# [THE TASK]
Return the lines that follow, exactly as they appear, from the first through the one containing "import * as d3 from 'd3';"; no pictures are to be included.
---------- INFORMATION PROVIDED ----------
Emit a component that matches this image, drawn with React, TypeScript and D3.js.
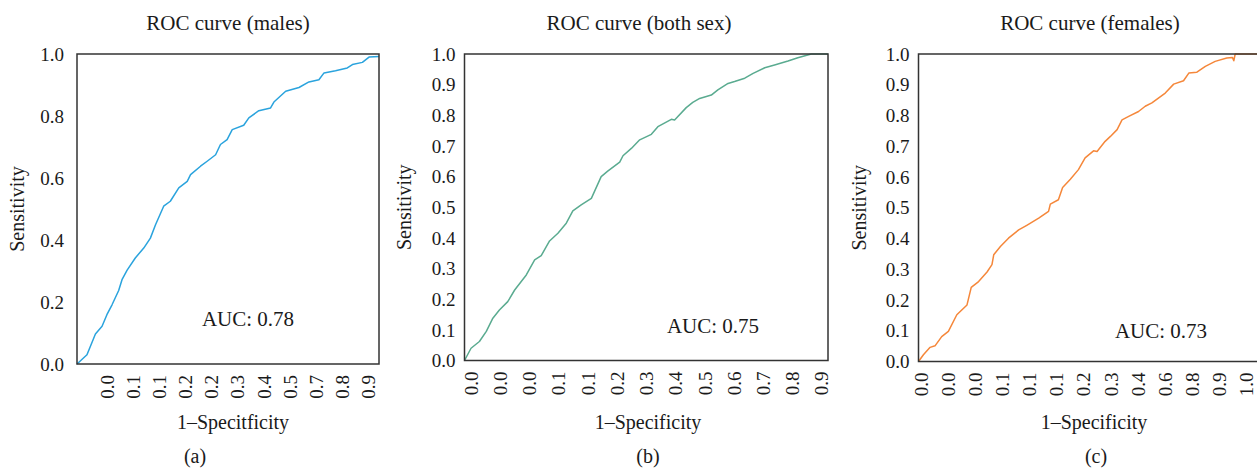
import React, { useEffect, useRef } from 'react';
import * as d3 from 'd3';

// position along the category axis (0..1) and sensitivity
const malesPos = [0, .033, .061, .083, .099, .116, .138, .149, .166, .193, .221, .243, .26, .287, .309, .337, .365, .376, .409, .431, .459, .475, .497, .514, .552, .569, .602, .641, .652, .691, .735, .768, .801, .818, .856, .895, .912, .945, .967, 1];
const malesSens = [0, .03, .097, .122, .159, .191, .237, .272, .303, .342, .374, .406, .449, .509, .525, .568, .589, .611, .638, .654, .675, .708, .724, .756, .77, .794, .817, .826, .845, .88, .892, .91, .917, .939, .946, .955, .966, .973, .99, .992];

const bothPos = [0, .018, .041, .06, .078, .096, .119, .138, .17, .193, .211, .234, .257, .28, .298, .321, .349, .376, .394, .427, .436, .459, .482, .514, .532, .569, .578, .61, .628, .647, .679, .697, .725, .743, .771, .794, .826, .853, .89, .917, .954, 1];
const bothSens = [0, .04, .062, .095, .138, .165, .192, .23, .279, .328, .342, .39, .415, .448, .488, .508, .529, .6, .618, .647, .668, .692, .72, .738, .763, .787, .785, .825, .842, .855, .866, .883, .904, .91, .921, .937, .955, .964, .977, .988, 1, 1];

const femalesPos = [0, .014, .033, .047, .066, .085, .109, .138, .15, .171, .195, .209, .214, .233, .256, .285, .308, .342, .37, .375, .398, .41, .432, .455, .474, .498, .508, .531, .546, .565, .579, .598, .626, .645, .664, .702, .726, .754, .769, .792, .816, .844, .877, .893, .897, .901, 1];
const femalesSens = [0, .022, .046, .051, .081, .098, .152, .184, .241, .26, .291, .315, .347, .374, .401, .428, .443, .466, .488, .512, .526, .566, .593, .624, .662, .685, .683, .716, .732, .754, .786, .797, .813, .83, .841, .873, .902, .913, .938, .941, .96, .976, .987, .989, .978, 1, 1];

const malesTicks = ['0.0', '0.1', '0.1', '0.2', '0.2', '0.3', '0.4', '0.5', '0.7', '0.8', '0.9'];
const bothTicks = ['0.0', '0.0', '0.0', '0.1', '0.1', '0.2', '0.3', '0.4', '0.5', '0.6', '0.7', '0.8', '0.9'];
const femalesTicks = ['0.0', '0.0', '0.0', '0.1', '0.1', '0.1', '0.2', '0.3', '0.4', '0.6', '0.8', '0.9', '1.0'];

const malesYTicks = [0, 0.2, 0.4, 0.6, 0.8, 1.0];
const tenthYTicks = [0, 0.1, 0.2, 0.3, 0.4, 0.5, 0.6, 0.7, 0.8, 0.9, 1.0];

const panels = [
  {
    title: 'ROC curve (males)', tag: '(a)', auc: 'AUC: 0.78', xTitle: '1–Specitficity',
    pos: malesPos, sens: malesSens, ticks: malesTicks, yTicks: malesYTicks, color: '#2aa3dd',
    box: [77, 379, 54, 364], tickSpan: [0.101, 0.964], yGap: 13,
    titleX: 228, xTitleX: 233, tagX: 195, aucX: 248, aucY: 326, yLabelX: 24,
  },
  {
    title: 'ROC curve (both sex)', tag: '(b)', auc: 'AUC: 0.75', xTitle: '1–Specificity',
    pos: bothPos, sens: bothSens, ticks: bothTicks, yTicks: tenthYTicks, color: '#5aab90',
    box: [464.5, 828, 54, 360.5], tickSpan: [0.018, 0.983], yGap: 9,
    titleX: 639, xTitleX: 648, tagX: 648, aucX: 713, aucY: 333, yLabelX: 411,
  },
  {
    title: 'ROC curve (females)', tag: '(c)', auc: 'AUC: 0.73', xTitle: '1–Specificity',
    pos: femalesPos, sens: femalesSens, ticks: femalesTicks, yTicks: tenthYTicks, color: '#f5873a',
    box: [918.5, 1270, 54, 361.5], tickSpan: [0.0085, 0.932], yGap: 9,
    titleX: 1090, xTitleX: 1094, tagX: 1096, aucX: 1161, aucY: 338, yLabelX: 866,
  },
];

const font = '"Liberation Serif", "Times New Roman", serif';

export default function App() {
  const ref = useRef<SVGSVGElement>(null);

  useEffect(() => {
    const svg = d3.select(ref.current);
    svg.selectAll('*').remove();

    panels.forEach(p => {
      const [l, r, t, b] = p.box;
      const x = d3.scaleLinear().domain([0, 1]).range([l, r]);
      const y = d3.scaleLinear().domain([0, 1]).range([b, t]);
      const xt = d3.scalePoint<number>()
        .domain(p.ticks.map((_, i) => i))
        .range([x(p.tickSpan[0]), x(p.tickSpan[1])]);
      const g = svg.append('g').style('font-family', font).attr('fill', '#1a1a1a');

      // curve
      const line = d3.line<number>()
        .x((_, i) => x(p.pos[i]))
        .y(d => y(d))
        .curve(d3.curveLinear);
      g.append('path')
        .datum(p.sens)
        .attr('d', line)
        .attr('fill', 'none')
        .attr('stroke', p.color)
        .attr('stroke-width', 1.5)
        .attr('stroke-linejoin', 'round');

      // frame
      g.append('rect')
        .attr('x', l).attr('y', t)
        .attr('width', r - l).attr('height', b - t)
        .attr('fill', 'none')
        .attr('stroke', '#333')
        .attr('stroke-width', 1.5);

      // y tick labels
      g.selectAll('.yt')
        .data(p.yTicks)
        .enter()
        .append('text')
        .attr('x', l - p.yGap)
        .attr('y', d => y(d))
        .attr('dy', '0.35em')
        .attr('text-anchor', 'end')
        .style('font-size', '19px')
        .text(d => d.toFixed(1));

      // x tick labels, rotated
      g.selectAll('.xt')
        .data(p.ticks)
        .enter()
        .append('text')
        .attr('transform', (_, i) => `translate(${xt(i)},${b + 11}) rotate(-90)`)
        .attr('dy', '0.35em')
        .attr('text-anchor', 'end')
        .style('font-size', '19px')
        .text(d => d);

      g.append('text')
        .attr('x', p.titleX).attr('y', 30)
        .attr('text-anchor', 'middle')
        .style('font-size', '21px')
        .text(p.title);

      g.append('text')
        .attr('transform', `translate(${p.yLabelX},${(t + b) / 2}) rotate(-90)`)
        .attr('text-anchor', 'middle')
        .style('font-size', '20px')
        .text('Sensitivity');

      g.append('text')
        .attr('x', p.xTitleX).attr('y', 429)
        .attr('text-anchor', 'middle')
        .style('font-size', '20px')
        .text(p.xTitle);

      g.append('text')
        .attr('x', p.tagX).attr('y', 463)
        .attr('text-anchor', 'middle')
        .style('font-size', '20px')
        .text(p.tag);

      g.append('text')
        .attr('x', p.aucX).attr('y', p.aucY)
        .attr('text-anchor', 'middle')
        .style('font-size', '21px')
        .text(p.auc);
    });
  }, []);

  return (
    <svg
      ref={ref}
      width={1257}
      height={468}
      style={{ position: 'absolute', left: 0, top: 0, background: '#fff' }}
    />
  );
}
----------
# [FINISHED TASK]
Emit a component that matches this image, drawn with React, TypeScript and D3.js.
import React, { useEffect, useRef } from 'react';
import * as d3 from 'd3';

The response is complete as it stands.